His efforts have drawn some sidelong glances from others in organized labor - particularly at the National Education Association-Rhode Island, which has consistently pushed back on the reform effort. Indeed, NEA-RI declined to sign on the Race to the Top application, which pledged more charter schools and more stringent evaluation of instructors, among other things.
So when I spoke with Pat Crowley of NEA-RI, his take on Smith's current predicament was not entirely surprising - but it was interesting nonetheless.
The city of Providence, of course, has sent termination notices to every teacher in the public schools - with plans to rescind many, but not all, before they become effective next fall. The move, Providence Mayor Angel Taveras contends, is designed to provide the city with maximum flexibility as it tackles a historic budget problem. But it has deeply upset Smith's members, some of whom are rallying outside Providence City Hall in a major protest as I write.
Crowley's argument: if organized labor's leading reformer gets treated this way, why should the rest of the teachers union movement engage in reform?
"The way this has gone down in Providence has got to give people in labor enough pause to say, 'I'm not going to be the next Steven Smith,'" Crowley says.
Indeed, no one should be more upset about the treatment of Smith, Crowley argues, than the education reform crowd.

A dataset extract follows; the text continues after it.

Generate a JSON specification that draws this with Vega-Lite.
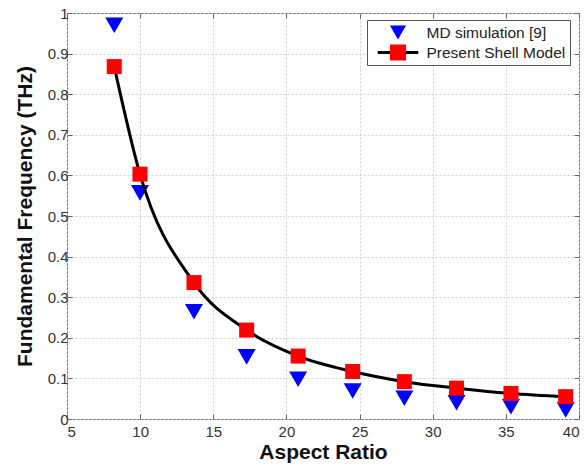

Bill Fischer, a spokesman for Democrats for Education Reform, says he did, in fact, mention Smith in testimony before the Senate Education Committee yesterday. It is not lost on him, Fischer says, that Smith stuck his neck out on reform. And he is hopeful, he says, that the present turmoil will not derail reform efforts in Providence and elsewhere. (I couldn't reach Smith, who is at the rally, for comment. But I'll update this post if I'm able to reach him.)
And Fischer, who calls Crowley a friend, says he hopes the union leader will not use the present situation as a "wedge" in his efforts to slow down reform.
Whatever Crowley's efforts, the Providence firings seem bound to leave a sour taste in the mouth of organized labor. We'll see what the long-term impacts might be.